Posted by: lexigrey on: October 6, 2013

• In: leetcode
• Leave a Comment

For example, given s = "catsanddog", dict = ["cat", "cats", "and", "sand", "dog"], the solution is ["cats and dog", "cat sand dog"]

这题是cache里面存数组: Map<Integer, List<String>> cache，和上题思路一样，不过边界条件不好想：

• 找不到的时候是返回空list还是null?
• 找到结尾正好成功了(i == string.len)的时候，返回空还是null?

这两种情况必须区分。因为要在每个list entry里生成新的substring，所以还是找不到的时候返回空list比较好（空的正好不用进loop了）；而找到头的时候，刚好check null，然后把当前词尾返回，catch了最后一个词不用加” “的情况。
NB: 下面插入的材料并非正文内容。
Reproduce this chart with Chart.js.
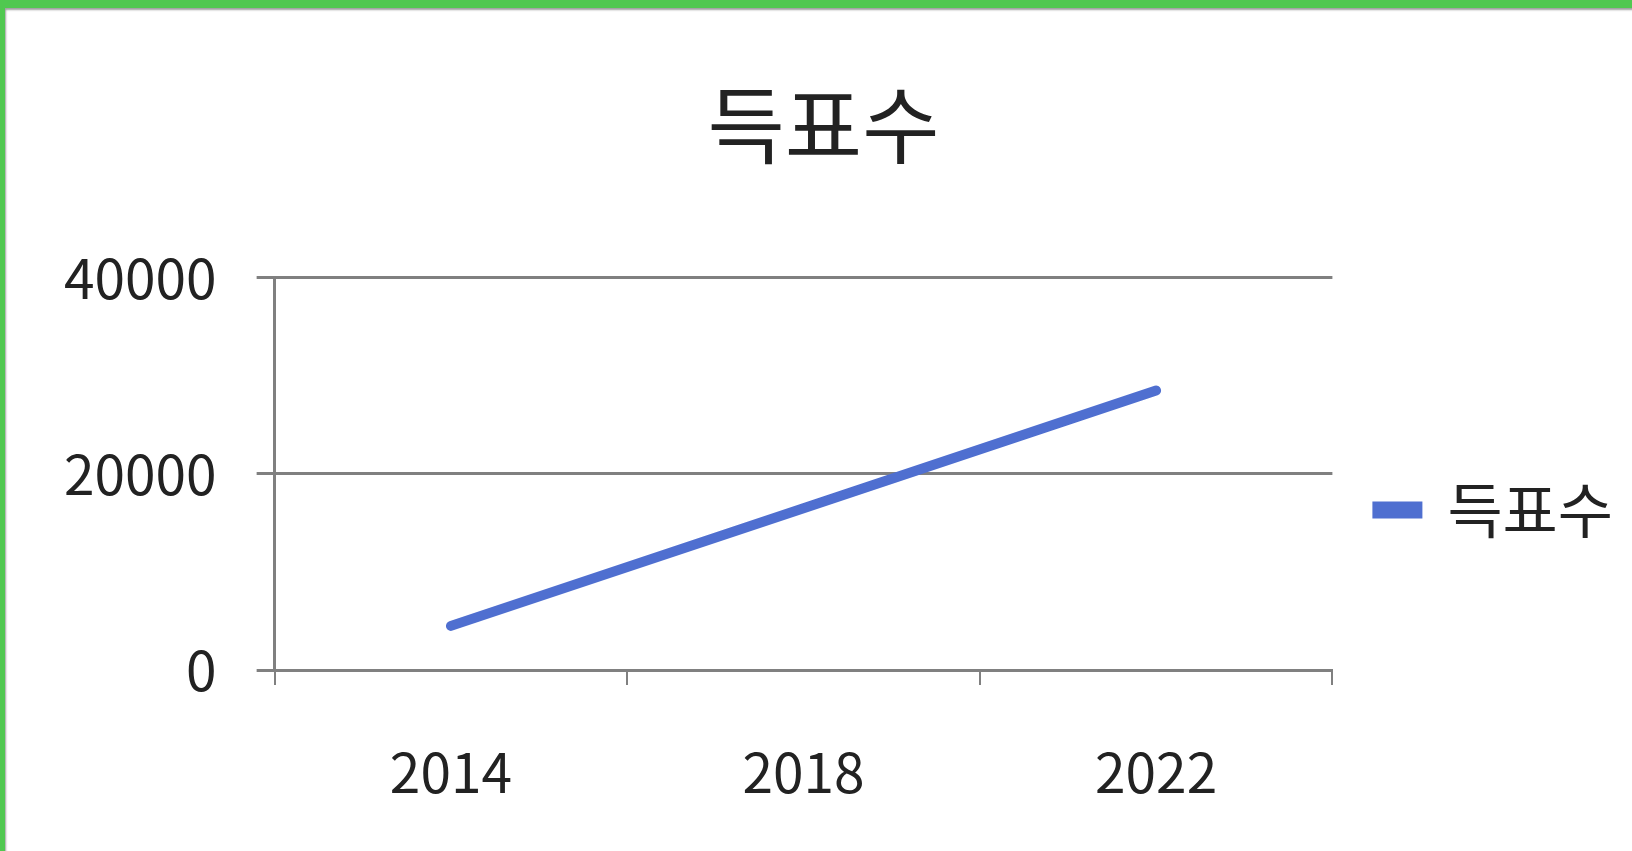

public ArrayList<String> wordBreak(String s, Set<String> dict) {
  if (s == null || s.length() == 0)
    return new ArrayList<String>();
  HashMap<Integer, ArrayList<String>> cache = new HashMap<Integer, ArrayList<String>>();
  return split(s, dict, 0, cache);
}
private ArrayList<String> split(String s, Set<String> dict, int i, HashMap<Integer, ArrayList<String>> cache) {
  if (i == s.length())
    return null;
  if (cache.containsKey(i))
    return cache.get(i);
  ArrayList<String> result = new ArrayList<String>();
  for (int j = i; j < s.length(); j++) {
    String curr = s.substring(i, j + 1);
    if (dict.contains(curr)) {
      ArrayList<String> rest = split(s, dict, j + 1, cache);
      if (rest == null) {
        StringBuilder sb = new StringBuilder();
        sb.append(curr);
        result.add(sb.toString());
      } else {
        for (String tail : rest) {
          StringBuilder sb = new StringBuilder();
          sb.append(curr).append(" ").append(tail);
          result.add(sb.toString());
        }
      }
    }
  }
  cache.put(i, result);
  return cache.get(i);
}

Tags: 1WayDP, 二分法